I was there in New Hampshire a year ago in September 2012, just a few miles away when dairyman Lincoln Geiger was badly hurt by a trampling bull.
That Sunday they airlifted him to a hospital in Boston to reckon with life-threatening injuries. But Lincoln’s spirit was strong and he moved through the wounds and the shock, and the many phases of recovery to come back to the land.
“I was given a new outlook on the world, Lincoln later explained, “by what I now call a form of initiation. My whole sense of reality shifted from an objective view of nature and the environmental movement, to a deeply caring heart-centered understanding.
“I now feel that the way to engage people to improve our world is with an intelligence that emanates through the heart. We need to ensoul nature and all its creatures and feel like guests, friends, or part of the familywhen in the presence of the forest or the garden or the herd. That is the attitude that comes from the warmth of the soul through the wisdom of the heart.”
From the very beginning Lincoln has been one of the core farmers at the remarkable Temple-Wilton Community Farm. One of the first two Community Supported Agriculture farms (CSAs) in America, it is still growing strong nearing thirty growing seasons.
In a blog post recounting his recent visit to the farm, Robert Karp of the Biodynamic Association noted that the Temple-Wilton Community Farm, “keeps showing the way” for thousands of other CSA farms across the nation and around the world.
A day-and-a-half before his fateful encounter with the bull, Lincoln came and sat beside me in the barn loft at Stonewall Farm Center, just west of Keene. He shared a grace with our conference of people talking about implementing greater food security for the Monadnock Region of New Hampshire.
Lincoln sat as part of a circle of 40 of us or so — all Twentyfirst Century agrarians alive with a sense of doing something foundationally important in the world. After dinner, to offer a blessing, he talked with us for about ten minutes.
He began by telling the story of how on a spring day he had climbed aboard the farm’s tractor and set about mowing the high fields. He never noticed the place in the deep grasses where a fawn lay hidden, and so to his dismay and anguish he found that the blades of his mower had badly injured the fawn.
Within two weeks he had hit four fawns and felt the deer were trying to teach him something monumental. “The day I hit the last fawn I was super alert to make sure there would be no accident. I stood on the tractor platform the whole time I was mowing. About a third into the 10-acre field I saw a deer standing about 200 feet from me. I stopped the tractor, got off and noticed that the deer was looking at me and then looked down and then back at me.
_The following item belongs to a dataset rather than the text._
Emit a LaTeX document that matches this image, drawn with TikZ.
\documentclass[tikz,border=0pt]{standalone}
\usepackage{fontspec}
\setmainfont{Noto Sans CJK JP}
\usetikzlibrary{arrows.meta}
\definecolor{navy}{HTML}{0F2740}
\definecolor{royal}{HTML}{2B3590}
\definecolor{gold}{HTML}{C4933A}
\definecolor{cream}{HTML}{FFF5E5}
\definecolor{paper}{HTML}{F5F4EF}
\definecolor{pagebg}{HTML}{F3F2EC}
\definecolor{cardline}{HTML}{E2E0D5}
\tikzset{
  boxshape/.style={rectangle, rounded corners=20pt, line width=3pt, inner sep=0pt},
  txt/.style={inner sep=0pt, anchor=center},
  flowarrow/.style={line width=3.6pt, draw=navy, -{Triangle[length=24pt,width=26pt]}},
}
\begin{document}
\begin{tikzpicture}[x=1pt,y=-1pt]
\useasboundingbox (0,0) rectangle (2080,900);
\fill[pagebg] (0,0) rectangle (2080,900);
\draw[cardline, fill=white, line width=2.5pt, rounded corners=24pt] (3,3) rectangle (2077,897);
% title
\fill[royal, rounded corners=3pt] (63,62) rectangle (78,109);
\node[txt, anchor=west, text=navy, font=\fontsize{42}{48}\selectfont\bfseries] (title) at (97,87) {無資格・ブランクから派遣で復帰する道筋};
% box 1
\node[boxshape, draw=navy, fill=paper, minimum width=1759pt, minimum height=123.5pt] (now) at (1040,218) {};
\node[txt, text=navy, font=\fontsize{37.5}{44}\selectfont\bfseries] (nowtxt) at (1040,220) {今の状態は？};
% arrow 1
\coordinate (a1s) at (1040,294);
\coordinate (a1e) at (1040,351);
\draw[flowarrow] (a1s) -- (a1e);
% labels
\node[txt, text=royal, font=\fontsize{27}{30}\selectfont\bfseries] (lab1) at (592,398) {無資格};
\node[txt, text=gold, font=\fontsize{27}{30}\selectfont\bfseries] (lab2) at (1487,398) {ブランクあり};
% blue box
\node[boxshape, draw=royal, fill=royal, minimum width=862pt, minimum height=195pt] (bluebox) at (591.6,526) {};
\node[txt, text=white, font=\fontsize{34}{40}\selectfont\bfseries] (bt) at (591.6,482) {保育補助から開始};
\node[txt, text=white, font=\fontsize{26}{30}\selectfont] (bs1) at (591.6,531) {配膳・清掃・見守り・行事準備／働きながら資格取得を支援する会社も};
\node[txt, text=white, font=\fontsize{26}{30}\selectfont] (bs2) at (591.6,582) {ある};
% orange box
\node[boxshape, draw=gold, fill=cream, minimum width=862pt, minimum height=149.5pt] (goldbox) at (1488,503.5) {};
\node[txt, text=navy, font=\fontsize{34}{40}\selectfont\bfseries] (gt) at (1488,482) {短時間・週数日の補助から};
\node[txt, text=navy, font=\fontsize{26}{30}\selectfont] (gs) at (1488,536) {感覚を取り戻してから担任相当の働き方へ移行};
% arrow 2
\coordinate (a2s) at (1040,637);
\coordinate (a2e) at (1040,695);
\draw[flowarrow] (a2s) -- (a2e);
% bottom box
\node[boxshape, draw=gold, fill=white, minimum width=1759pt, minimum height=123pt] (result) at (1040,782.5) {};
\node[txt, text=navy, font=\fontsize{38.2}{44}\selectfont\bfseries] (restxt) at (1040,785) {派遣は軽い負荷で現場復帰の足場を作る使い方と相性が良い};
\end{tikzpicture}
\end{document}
“I felt right away that she was standing by her fawn. I turned off the tractor and headed straight towards the deer. She ran away, I kept walking and soon there in front of me lay a beautiful fawn. I just stood with it for a while, then I called my dairy partner Andrew and our apprentice Sara to come to the field with a cage or something to hold the fawn while I finished mowing.
“I picked up the fawn, it was totally calm and carried it to the bottom of the field. Andrew and Sara came but had no cage, they brought it into the Forrest and let it go. I kept on mowing and just as I was finishing the last couple of swaths, as I look back, there it is with its hoof cut off an inch up. I cried out loud, turned off the tractor and picked it up in my arms again. My heart was broken so bad I can’t tell you. I brought my little friend into the forest, I knew it would never make it. I laid it on a large stone and crushed its beautiful head with a rock.
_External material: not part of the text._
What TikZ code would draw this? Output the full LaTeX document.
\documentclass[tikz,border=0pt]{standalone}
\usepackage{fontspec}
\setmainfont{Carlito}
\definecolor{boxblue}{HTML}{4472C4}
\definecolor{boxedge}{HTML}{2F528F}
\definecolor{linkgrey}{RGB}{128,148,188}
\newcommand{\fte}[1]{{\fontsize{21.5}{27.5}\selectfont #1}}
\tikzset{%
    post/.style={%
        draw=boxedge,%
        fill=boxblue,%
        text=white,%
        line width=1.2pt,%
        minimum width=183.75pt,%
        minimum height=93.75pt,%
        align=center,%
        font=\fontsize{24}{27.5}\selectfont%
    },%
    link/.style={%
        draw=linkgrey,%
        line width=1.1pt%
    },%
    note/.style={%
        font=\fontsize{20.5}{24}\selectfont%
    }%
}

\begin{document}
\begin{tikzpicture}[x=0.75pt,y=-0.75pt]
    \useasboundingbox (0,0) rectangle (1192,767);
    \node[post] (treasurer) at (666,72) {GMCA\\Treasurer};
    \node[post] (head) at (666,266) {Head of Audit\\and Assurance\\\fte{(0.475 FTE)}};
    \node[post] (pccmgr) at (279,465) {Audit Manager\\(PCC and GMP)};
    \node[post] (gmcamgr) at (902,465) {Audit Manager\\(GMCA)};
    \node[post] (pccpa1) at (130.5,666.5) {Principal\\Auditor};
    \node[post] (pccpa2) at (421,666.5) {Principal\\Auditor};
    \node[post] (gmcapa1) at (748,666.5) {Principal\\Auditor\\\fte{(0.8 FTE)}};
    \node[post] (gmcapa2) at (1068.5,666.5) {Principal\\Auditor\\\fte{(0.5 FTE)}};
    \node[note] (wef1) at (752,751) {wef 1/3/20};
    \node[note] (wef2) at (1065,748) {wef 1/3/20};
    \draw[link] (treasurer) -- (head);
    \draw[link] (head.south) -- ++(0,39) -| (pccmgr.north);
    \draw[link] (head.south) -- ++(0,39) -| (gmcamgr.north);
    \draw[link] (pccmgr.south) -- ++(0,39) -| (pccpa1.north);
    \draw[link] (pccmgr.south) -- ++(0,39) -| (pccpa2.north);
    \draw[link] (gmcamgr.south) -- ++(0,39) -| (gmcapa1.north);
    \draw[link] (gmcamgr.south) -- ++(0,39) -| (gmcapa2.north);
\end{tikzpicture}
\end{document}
“Then I cracked open inside and screamed loudly for the world to hear our pain and our love,” Lincoln told me. Time went by. To bring some light and healing to all that arose with the death of the fawns, to respond give some beauty back to the world Lincoln wrote graces.
At Stonewall Farm a year ago, Lincoln spoke one of those graces aloud for the circle:
Thank you Earth so soft and strong
Thank you meadow filled with song
Thank you mountain, forest and stream
By you we rest and find our dream
Thank you creatures wild and tame
Your trust we love and hope to gain
Thank you for your milk and fleece
And for your meat that we may eat
Thank you root and leaf and seed
We’ll not forget your wondrous deed
You hold the earth
You catch the rain
You fill the world with air again
Thank you wind for bringing rain
Please help our friends who are in pain
For us who thirst and cry from hunger
Please bring hope, life and wonder
Thank you moon for guidance and grace
For heart bent flowers
With dew drop lace
Thank you sun as day begins
For golden light
By angel wings
With thankful hearts
and open hands
We ask to share your loving lands.
– Lincoln Geiger, Temple-Wilton Farm
As of Thanksgiving 2013, Lincoln writes: “I am well and full of living.” The Temple-Wilton Community Farm is also well and full of living, as attested to by yet another article about the farm’s place in the history and the destiny of the CSA movement, complete with some wonderful photos. The story – The First CSAs – is published on page 10 of the John Deere company magazine, The Furrow.